* Supplied records:
- - - - - - -

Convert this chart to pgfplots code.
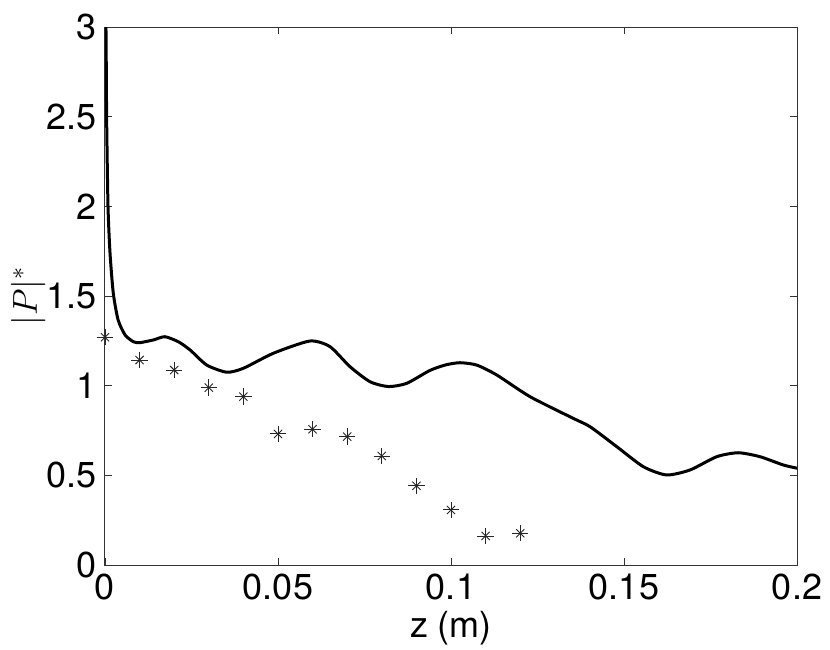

- - - - - - -

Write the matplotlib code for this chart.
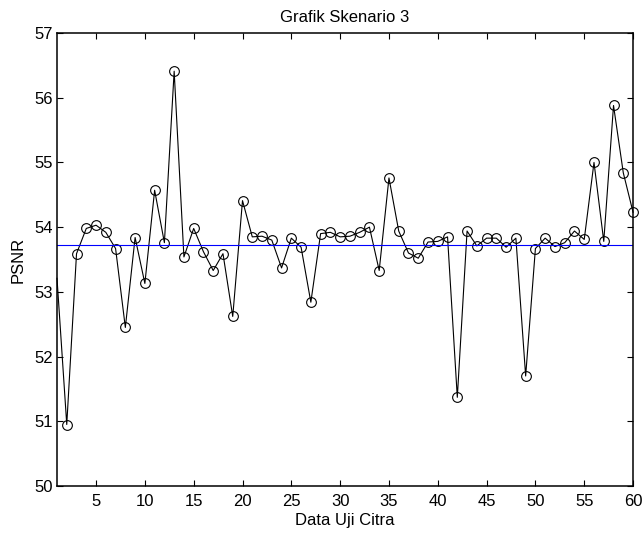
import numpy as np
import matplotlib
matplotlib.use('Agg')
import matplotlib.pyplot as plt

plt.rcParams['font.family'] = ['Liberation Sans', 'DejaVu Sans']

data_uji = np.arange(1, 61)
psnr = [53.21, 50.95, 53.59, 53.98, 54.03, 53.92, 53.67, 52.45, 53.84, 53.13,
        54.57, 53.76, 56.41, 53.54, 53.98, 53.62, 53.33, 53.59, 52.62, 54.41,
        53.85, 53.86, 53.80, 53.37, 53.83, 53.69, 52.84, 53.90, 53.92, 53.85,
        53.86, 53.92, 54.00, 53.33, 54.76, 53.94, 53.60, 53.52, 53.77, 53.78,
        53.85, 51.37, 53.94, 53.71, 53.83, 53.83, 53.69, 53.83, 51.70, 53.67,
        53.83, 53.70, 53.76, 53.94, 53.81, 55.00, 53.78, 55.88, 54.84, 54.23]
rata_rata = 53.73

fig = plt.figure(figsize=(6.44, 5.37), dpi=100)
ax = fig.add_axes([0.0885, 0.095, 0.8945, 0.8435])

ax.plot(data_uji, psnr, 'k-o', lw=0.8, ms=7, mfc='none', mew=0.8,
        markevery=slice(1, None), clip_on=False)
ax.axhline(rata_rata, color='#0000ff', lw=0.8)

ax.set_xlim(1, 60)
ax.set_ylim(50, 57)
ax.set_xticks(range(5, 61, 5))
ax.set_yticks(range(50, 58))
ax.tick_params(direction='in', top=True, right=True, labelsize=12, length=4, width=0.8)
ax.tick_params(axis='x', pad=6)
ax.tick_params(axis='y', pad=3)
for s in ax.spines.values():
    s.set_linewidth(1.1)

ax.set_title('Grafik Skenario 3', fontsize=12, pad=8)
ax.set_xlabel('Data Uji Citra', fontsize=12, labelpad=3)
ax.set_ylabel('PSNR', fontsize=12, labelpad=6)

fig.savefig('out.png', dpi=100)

- - - - - - -

* What to produce: Pictures are excluded. Repeat exactly the lines from the one containing "Write the matplotlib code for this chart." to the one containing "s.set_linewidth(1.1)", inclusive.

* Written solution:
Write the matplotlib code for this chart.
import numpy as np
import matplotlib
matplotlib.use('Agg')
import matplotlib.pyplot as plt

plt.rcParams['font.family'] = ['Liberation Sans', 'DejaVu Sans']

data_uji = np.arange(1, 61)
psnr = [53.21, 50.95, 53.59, 53.98, 54.03, 53.92, 53.67, 52.45, 53.84, 53.13,
        54.57, 53.76, 56.41, 53.54, 53.98, 53.62, 53.33, 53.59, 52.62, 54.41,
        53.85, 53.86, 53.80, 53.37, 53.83, 53.69, 52.84, 53.90, 53.92, 53.85,
        53.86, 53.92, 54.00, 53.33, 54.76, 53.94, 53.60, 53.52, 53.77, 53.78,
        53.85, 51.37, 53.94, 53.71, 53.83, 53.83, 53.69, 53.83, 51.70, 53.67,
        53.83, 53.70, 53.76, 53.94, 53.81, 55.00, 53.78, 55.88, 54.84, 54.23]
rata_rata = 53.73

fig = plt.figure(figsize=(6.44, 5.37), dpi=100)
ax = fig.add_axes([0.0885, 0.095, 0.8945, 0.8435])

ax.plot(data_uji, psnr, 'k-o', lw=0.8, ms=7, mfc='none', mew=0.8,
        markevery=slice(1, None), clip_on=False)
ax.axhline(rata_rata, color='#0000ff', lw=0.8)

ax.set_xlim(1, 60)
ax.set_ylim(50, 57)
ax.set_xticks(range(5, 61, 5))
ax.set_yticks(range(50, 58))
ax.tick_params(direction='in', top=True, right=True, labelsize=12, length=4, width=0.8)
ax.tick_params(axis='x', pad=6)
ax.tick_params(axis='y', pad=3)
for s in ax.spines.values():
    s.set_linewidth(1.1)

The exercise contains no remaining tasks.